The Early Childhood Zone will function as an extension of the Early Child Initiative, a program that works with young, single parents and their children from pregnancy until the child is three years old to help parents stabilize education, Parisi said. The new program will facilitate education with families until the children reach the age of four, with an ultimate goal of enrolling the children in kindergarten.

United Way of Dane County spokesperson Sarah Listug said the majority of educational gaps in learning start before children enter kindergarten and continue to affect them the rest of their lives. She said the gaps get bigger and bigger as time goes on, and this program gives parents the tools to be effective teachers to their children at an early age.

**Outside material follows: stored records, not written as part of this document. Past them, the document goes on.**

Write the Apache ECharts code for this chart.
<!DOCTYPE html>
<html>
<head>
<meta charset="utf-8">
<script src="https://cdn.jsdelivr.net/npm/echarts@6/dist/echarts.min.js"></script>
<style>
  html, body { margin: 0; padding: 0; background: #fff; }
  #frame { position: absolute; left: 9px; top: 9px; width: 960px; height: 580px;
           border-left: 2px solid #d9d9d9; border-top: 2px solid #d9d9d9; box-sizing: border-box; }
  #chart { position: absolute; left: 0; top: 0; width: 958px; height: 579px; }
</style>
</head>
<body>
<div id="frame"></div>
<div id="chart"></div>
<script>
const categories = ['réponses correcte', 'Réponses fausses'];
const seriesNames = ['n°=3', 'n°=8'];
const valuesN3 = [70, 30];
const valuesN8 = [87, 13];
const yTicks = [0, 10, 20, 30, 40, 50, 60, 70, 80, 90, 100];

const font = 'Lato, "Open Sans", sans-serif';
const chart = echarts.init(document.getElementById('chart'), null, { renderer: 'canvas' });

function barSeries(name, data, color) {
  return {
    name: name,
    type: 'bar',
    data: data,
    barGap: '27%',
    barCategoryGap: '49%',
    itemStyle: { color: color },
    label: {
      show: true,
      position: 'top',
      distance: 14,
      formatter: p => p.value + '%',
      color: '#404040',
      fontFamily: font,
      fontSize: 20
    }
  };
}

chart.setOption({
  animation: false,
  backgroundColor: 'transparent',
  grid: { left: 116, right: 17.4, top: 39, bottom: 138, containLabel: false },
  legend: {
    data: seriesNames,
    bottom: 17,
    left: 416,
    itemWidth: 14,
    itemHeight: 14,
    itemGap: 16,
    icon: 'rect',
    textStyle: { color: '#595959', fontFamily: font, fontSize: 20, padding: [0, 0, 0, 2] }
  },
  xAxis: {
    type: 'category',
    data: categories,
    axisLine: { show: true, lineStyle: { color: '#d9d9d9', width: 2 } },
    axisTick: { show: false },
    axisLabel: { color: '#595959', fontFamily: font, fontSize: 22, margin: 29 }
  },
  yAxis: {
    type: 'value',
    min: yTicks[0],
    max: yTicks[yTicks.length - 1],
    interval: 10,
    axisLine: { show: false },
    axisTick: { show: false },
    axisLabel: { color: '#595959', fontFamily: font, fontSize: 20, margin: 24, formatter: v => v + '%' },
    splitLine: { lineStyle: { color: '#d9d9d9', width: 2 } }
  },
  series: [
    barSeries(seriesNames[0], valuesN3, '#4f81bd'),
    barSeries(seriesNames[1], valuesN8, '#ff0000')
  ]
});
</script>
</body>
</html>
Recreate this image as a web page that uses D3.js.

“The county executive has put this as a priority,” Listug said. “The Early Childhood Zone is a way we could all work together to see the impact all these resources can make.”

Parisi said the program will also benefit parents by stabilizing their living situation and allowing them to find work if necessary. He added United Way and Dane County will serve as a general support system for families who are looking for an opportunity to be successful but still need assistance.

The Early Childhood Zone program is new to the state and, if it proves successful, may expand across Dane County, Listug said. There are currently 600 children eligible for the program. The pilot for the program will target 27 families with children enrolled in or living in the district of the Aldo Leopold Elementary School.

Parisi said there is a great diversity of children all over the spectrum in terms of income level in the Aldo Leopold school district, including a high number of families living below the poverty line in that area. 

Listug said the program is a $150,000 investment, with the county and United Way both providing $60,000 each. The program will draw the remaining $30,000 from federal aid.